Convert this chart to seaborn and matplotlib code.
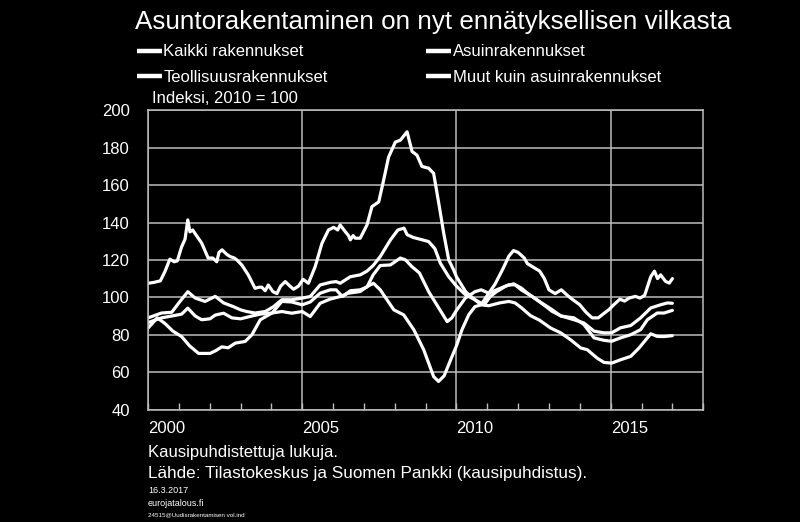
import pandas as pd
import seaborn as sns
import matplotlib.pyplot as plt
from matplotlib import font_manager
from matplotlib.ticker import MultipleLocator

# Sarjat (legendan järjestys: sarakkeittain)
sarjat = ['Kaikki rakennukset', 'Teollisuusrakennukset',
          'Asuinrakennukset', 'Muut kuin asuinrakennukset']

# Asuinrakennukset (ylin käyrä)
asuin_v = [2000.0, 2000.2, 2000.4, 2000.55, 2000.71, 2000.85, 2000.95, 2001.09, 2001.2, 2001.29,
           2001.36, 2001.45, 2001.53, 2001.74, 2001.95, 2002.1, 2002.23, 2002.3, 2002.4, 2002.55,
           2002.66, 2002.8, 2002.88, 2003.04, 2003.25, 2003.47, 2003.6, 2003.69, 2003.8, 2003.9,
           2004.05, 2004.18, 2004.3, 2004.45, 2004.6, 2004.72, 2004.88, 2005.03, 2005.2, 2005.42,
           2005.64, 2005.85, 2006.02, 2006.15, 2006.23, 2006.4, 2006.5, 2006.56, 2006.65, 2006.72,
           2006.88, 2007.1, 2007.26, 2007.48, 2007.64, 2007.8, 2008.02, 2008.18, 2008.4, 2008.56,
           2008.72, 2008.88, 2009.1, 2009.26, 2009.43, 2009.59, 2009.75, 2009.91, 2010.0, 2010.3,
           2010.5, 2010.8, 2011.0, 2011.25, 2011.5, 2011.7, 2011.85, 2012.0, 2012.2, 2012.3,
           2012.5, 2012.7, 2012.85, 2013.0, 2013.2, 2013.4, 2013.6, 2013.75, 2014.0, 2014.2,
           2014.4, 2014.6, 2014.75, 2014.95, 2015.1, 2015.3, 2015.45, 2015.6, 2015.8, 2015.95,
           2016.1, 2016.2, 2016.3, 2016.42, 2016.52, 2016.62, 2016.78, 2016.9, 2017.0]
asuin = [107.5, 108, 108.8, 113.8, 120.4, 119, 119.5, 127, 131, 141.4,
         135, 136, 134, 129, 121, 121, 119, 124, 125.4, 123,
         121.8, 121, 120, 117.3, 112, 104.8, 105.4, 105.4, 103.5, 106.6,
         103, 102, 106, 108.4, 106, 104.3, 106, 109.6, 107.5, 116.4,
         128.9, 136, 137.4, 136, 138.7, 135, 133, 130.7, 133, 131.6,
         131.6, 138.7, 148.5, 151, 162.7, 175, 183, 184, 188.5, 178,
         176, 170, 169, 166.3, 150, 134, 120, 114.6, 111, 103,
         100, 96, 101, 107, 115, 122, 125, 124, 121, 118,
         116, 114, 110, 104, 102, 104, 101, 99, 96, 92,
         89, 89, 91, 93.5, 96, 99, 98, 99.6, 100.5, 99.6,
         101, 106, 111, 114, 110, 112, 108.5, 107.6, 110]

# Kaikki rakennukset
kaikki_v = [2000.0, 2000.44, 2000.77, 2001.0, 2001.29, 2001.53, 2001.85, 2002.18, 2002.45, 2002.77,
            2003.0, 2003.2, 2003.47, 2003.8, 2004.07, 2004.34, 2004.66, 2005.0, 2005.26, 2005.58,
            2005.91, 2006.1, 2006.23, 2006.56, 2006.88, 2007.1, 2007.3, 2007.53, 2007.86, 2008.1,
            2008.3, 2008.4, 2008.6, 2008.83, 2009.1, 2009.3, 2009.48, 2009.75, 2010.0, 2010.29,
            2010.6, 2010.9, 2011.1, 2011.3, 2011.6, 2011.85, 2012.1, 2012.3, 2012.6, 2012.9,
            2013.1, 2013.4, 2013.81, 2014.13, 2014.46, 2014.78, 2015.03, 2015.32, 2015.65, 2015.97,
            2016.3, 2016.62, 2016.84, 2017.0]
kaikki = [89, 91.6, 92, 97, 103, 99.6, 97.8, 100.5, 97, 95,
          93.3, 92.4, 91.6, 92.4, 95, 98.7, 98.7, 99.6, 100.4, 106.6,
          108, 108.4, 107.5, 111, 112, 114, 117, 121.8, 130.7, 136,
          137, 133.5, 132, 131, 129.8, 126, 118.2, 111, 106, 101.4,
          98.7, 96, 100.5, 103, 106, 107.2, 105, 102.2, 98.7, 95.1,
          92.5, 90, 88, 86.3, 81.9, 81, 81, 83.7, 84.9, 89,
          94.3, 96, 97, 96.8]

# Muut kuin asuinrakennukset
muut_v = [2000.0, 2000.3, 2000.55, 2000.8, 2001.09, 2001.35, 2001.64, 2002.01, 2002.2, 2002.39,
          2002.6, 2002.83, 2003.15, 2003.37, 2003.64, 2004.02, 2004.34, 2004.66, 2005.0, 2005.26,
          2005.58, 2005.91, 2006.1, 2006.3, 2006.56, 2006.88, 2007.1, 2007.3, 2007.53, 2007.86,
          2008.18, 2008.35, 2008.55, 2008.8, 2009.1, 2009.4, 2009.7, 2009.85, 2010.0, 2010.29,
          2010.6, 2010.8, 2011.05, 2011.3, 2011.7, 2011.9, 2012.1, 2012.45, 2012.77, 2013.1,
          2013.38, 2013.81, 2014.13, 2014.46, 2014.78, 2015.03, 2015.32, 2015.65, 2015.97, 2016.19,
          2016.51, 2016.73, 2017.0]
muut = [83.5, 89, 86, 82, 79, 74, 70, 70, 71.5, 73.5,
        73, 75.5, 76.4, 80, 88, 91.6, 97.8, 97.5, 96, 97.5,
        102.2, 104, 104, 100.4, 103.5, 104, 105.5, 112, 117, 117.3,
        121, 120, 116.5, 113, 103, 95, 87, 89, 93, 99.6,
        103, 104, 102.2, 104, 106.7, 106.7, 104, 100.5, 96.9, 93.4,
        90, 89, 85.5, 78.3, 77, 76.5, 78.3, 80, 82.7, 88,
        91.6, 91.6, 93]

# Teollisuusrakennukset
teoll_v = [2000.0, 2000.44, 2000.77, 2001.09, 2001.29, 2001.53, 2001.74, 2002.01, 2002.18, 2002.45,
           2002.72, 2003.0, 2003.37, 2003.64, 2004.02, 2004.34, 2004.66, 2005.0, 2005.26, 2005.58,
           2005.9, 2006.23, 2006.5, 2006.88, 2007.1, 2007.31, 2007.53, 2007.64, 2007.97, 2008.29,
           2008.62, 2008.94, 2009.26, 2009.42, 2009.6, 2009.81, 2010.0, 2010.18, 2010.4, 2010.6,
           2010.8, 2011.05, 2011.4, 2011.7, 2011.9, 2012.1, 2012.4, 2012.7, 2013.05, 2013.38,
           2013.7, 2014.03, 2014.24, 2014.56, 2014.78, 2015.03, 2015.32, 2015.65, 2015.92, 2016.14,
           2016.3, 2016.51, 2016.73, 2017.0]
teoll = [86.5, 89, 90, 91, 94.2, 90, 88, 88.5, 90.5, 91.5,
         89, 88.5, 90, 91, 91.6, 92.4, 91.5, 92.4, 89.7, 96.8,
         99, 100.4, 102.2, 103.1, 105.7, 107.5, 104, 101.3, 93.3, 90.6,
         82.6, 71.9, 57.6, 55, 58, 66.5, 74, 82.7, 90.7, 95,
         96, 95.5, 97, 97.8, 97, 94.5, 90.2, 87.7, 83.6, 81,
         77.3, 72.9, 72, 67.5, 65.2, 64.8, 66.6, 68.4, 72.9, 77.3,
         80.5, 79.1, 79, 79.5]

# Pitkä taulukko seabornia varten
osat = [
    pd.DataFrame({'vuosi': kaikki_v, 'indeksi': kaikki, 'sarja': 'Kaikki rakennukset'}),
    pd.DataFrame({'vuosi': asuin_v, 'indeksi': asuin, 'sarja': 'Asuinrakennukset'}),
    pd.DataFrame({'vuosi': teoll_v, 'indeksi': teoll, 'sarja': 'Teollisuusrakennukset'}),
    pd.DataFrame({'vuosi': muut_v, 'indeksi': muut, 'sarja': 'Muut kuin asuinrakennukset'}),
]
df = pd.concat(osat, ignore_index=True)

sns.set_theme(style='dark')
plt.rcParams['font.family'] = ['Liberation Sans', 'DejaVu Sans']
nimet = {f.name for f in font_manager.fontManager.ttflist}
kapea = 'Liberation Sans Narrow' if 'Liberation Sans Narrow' in nimet else 'Liberation Sans'

fig = plt.figure(figsize=(8, 5.22), dpi=100, facecolor='black')
ax = fig.add_axes([0.185, 0.2155, 0.694, 0.5732])
ax.set_facecolor('black')

sns.lineplot(data=df, x='vuosi', y='indeksi', hue='sarja', hue_order=sarjat,
             palette={s: 'white' for s in sarjat}, estimator=None, sort=False,
             linewidth=2.3, ax=ax)

ax.set_xlim(2000, 2018)
ax.set_ylim(40, 200)
ax.set_xticks([2000, 2005, 2010, 2015])
ax.xaxis.set_minor_locator(MultipleLocator(1))
ax.set_yticks(range(40, 201, 20))
ax.set_xlabel('')
ax.set_ylabel('')

harmaa = '#bdbdbd'
ax.grid(True, which='major', color=harmaa, linewidth=1.1)
for s in ax.spines.values():
    s.set_visible(True)
    s.set_color(harmaa)
    s.set_linewidth(1.1)
ax.tick_params(axis='x', which='both', direction='in', length=5, width=1, color=harmaa,
               labelcolor='white', labelsize=12, pad=8, bottom=True)
ax.tick_params(axis='y', length=0, colors='white', labelsize=12, pad=13)
for t in ax.get_xticklabels():
    t.set_horizontalalignment('left')

# Legenda kahteen sarakkeeseen
kahvat, tekstit = ax.get_legend_handles_labels()
ax.get_legend().remove()
leg = fig.legend(kahvat, tekstit, ncol=2, loc='upper left', bbox_to_anchor=(0.171, 0.915),
                 frameon=False, handlelength=1.5, handletextpad=0.1, columnspacing=5.9,
                 labelspacing=0.62, borderpad=0, borderaxespad=0,
                 prop={'family': kapea, 'size': 12})
for h in leg.get_lines():
    h.set_linewidth(3.2)
    h.set_solid_capstyle('butt')
for t in leg.get_texts():
    t.set_color('white')

fig.text(0.541, 0.957, 'Asuntorakentaminen on nyt ennätyksellisen vilkasta', color='white',
         ha='center', va='center', fontsize=18.7, family=kapea)
fig.text(0.19, 0.812, 'Indeksi, 2010 = 100', color='white', ha='left', va='center',
         fontsize=12, family=kapea)

fig.text(0.185, 0.134, 'Kausipuhdistettuja lukuja.', color='white', ha='left', va='center', fontsize=12)
fig.text(0.185, 0.092, 'Lähde: Tilastokeskus ja Suomen Pankki (kausipuhdistus).', color='white',
         ha='left', va='center', fontsize=12.3)
fig.text(0.185, 0.061, '16.3.2017', color='white', ha='left', va='center', fontsize=6.5)
fig.text(0.185, 0.036, 'eurojatalous.fi', color='white', ha='left', va='center', fontsize=6.5)
fig.text(0.185, 0.013, '24515@Uudisrakentamisen vol.ind', color='white', ha='left', va='center',
         fontsize=4.5)

plt.savefig('out.png', dpi=100, facecolor='black')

SET TASK: In the material above, tally every line with the string "matplotlib" in it, then give that number alone.

SOLUTION: 4